Сейчас Хасан Рагаб проводит исследования, связанные с возможностью промышленной переработки стеблей папируса для получения бумажной массы. Он полагает, что решение этой задачи могло бы обеспечить дешевой и высококачественной бумагой арабские и африканские страны, учитывая, что в центральноафриканских областях заросли папируса занимают много миллионов гектаров.
Хасан Рагаб создал на острове Яакуба интереснейшую модель древнеегипетского поселения, окруженного типичной для того времени растительностью. Поездка на лодке вокруг острова среди высоких, закрывающих вид на оживленные берега реки кустов папируса оставляет неизгладимое впечатление. На память невольно приходит излюбленный сюжет рельефов древнеегипетских гробниц: вельможа, окруженный домочадцами, прогуливается на лодке среди густых, кишащих птицами папирусных зарослей. Нередко он охотится на птиц, бросая небольшой бумеранг.

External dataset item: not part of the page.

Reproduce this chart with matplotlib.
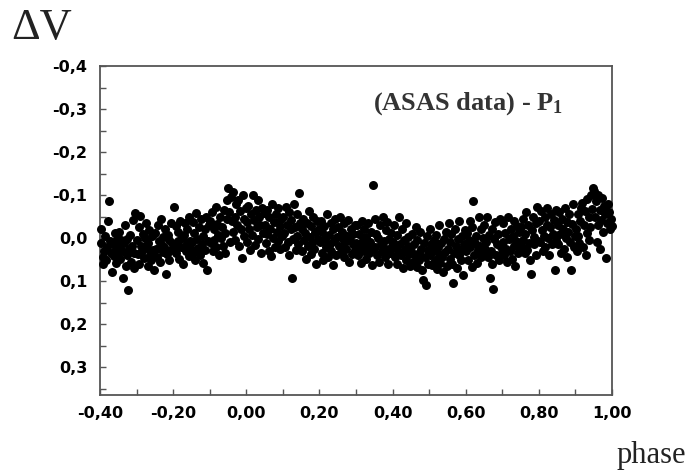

В этом поселении воспроизводятся не только жилища, домашняя утварь древних египтян, но и их занятия. Здесь можно видеть, как сеяли, пахали, ткали, строили, ваяли и, у ж конечно, как изготовляли папирус. «Роли» древних египтян по большей части выполняют студенты каирских высших учебных заведений.
ТАЛАНТЫ РАСКРЫВАЮТСЯ В ХАРРАНИИ
Харрания — небольшая деревня, расположенная неподалеку от Каира, на берегу оросительного канала. Отсюда за зелеными полями и купами пальм у самого горизонта хорошо видны великие пирамиды Гизы. В египетских деревнях дома обычно с плоскими крышами, а в Харрании — с одним или несколькими куполами. Своеобразным обликом селение обязано Рамсису Виса Васефу — архитектору по профессии и энтузиасту по духу. Более тридцати лет назад он приобрел здесь участок земли и, не оставляя своей работы архитектора, стал обучать крестьянских детей изготовлению ковров на ткацких станках. Сейчас харра-нийские ковры известны во всем мире.
Рамсис Виса Васеф встретил нас во дворе своего двухэтажного дома, где вокруг бассейна, обсаженного египетским лотосом и папирусом (которые, кроме посадок Хаса Рагаба, можно увидеть разве что при входе в Национальный музей), растут фруктовые и декоративные деревья. Курчавые волосы Рамсиса наполовину седы, темно-карие глаза, прикрытые толстыми стеклами очков, смотрят устало и чуть грустно. Только временами, когда он рассказывает о своих идеях и их воплощении в жизнь, его спокойный голос теряет монотонность заученной лекции для посетителей, а в глазах зажигается огонек. Нам повезло: Рамсис, судя по всему, с нами был более разговорчив, чем
Проходим в расположенные рядом мастерские. Там работают почти исключительно женщины. У каждой отдельная маленькая комната, где стоит ткацкий станок, и, как правило, кроватка с грудным ребенком. Конечно, мы, как и все, кто впервые попадает в Харранию, не можем сдержать восхищения совершающимся на наших глазах чудом — превращением разноцветных шерстяных нитей; натянутых на примитивном деревянном станке, в прекрасную картину-гобелен, по тонкости оттенков, право, способную соперничать с творениями самых прославленных художников. Но, позвольте, по каким образцам ткут мастерицы? Что-то перед ними не видно даже самого общего наброска будущего ковра, хотя они делают сложнейшие композиции, часто занимающие несколько квадратных метров. Ответ прост и неожидан: никаких образцов, эскизов, предварительных рисунков. Весь замысел целиком в голове исполнителя.
— Эти мастерицы и мастера с десятилетнего возраста прошли мою школу, — говорит Рамсис, — но я учил их только технике ткачества, не давая уроков рисования, композиции и тому подобного. Так что они подлинные и единоличные творцы.
— Но, видимо, пришлось устраивать строгий конкурс для детей, пришедших к вам, чтобы отобрать самых одаренных?
— Нет, никакого отбора вообще не было. Любой ребенок, начавший заниматься у нас, проявляет способности, а иногда и талант. Но дети должны быть из деревни. Городские слишком рано подпадают под влияние кино, телевидения, журналов и книг, которые прививают им стандартный взгляд на мир. Рутинное образование способствует дальнейшему подавлению индивидуального мировосприятия.
Рамсис вспоминает, что еще в молодости, учась на архитектора, он был потрясен неповторимостью средневековой архитектуры Каира, особой красотой каждого отдельного дома. А старые деревни, так естественно вписывающиеся в окружающую природу, придавая ей завершенность, обогащая ее!
— Я не мог понять, — продолжает наш собеседник, — почему наша цивилизация строит такие уродливые жилища. Даже в любимых мною древних кварталах Каира там и сям вырастают безликие «модерновые» здания. Еще более печально, когда такое же творится в деревне.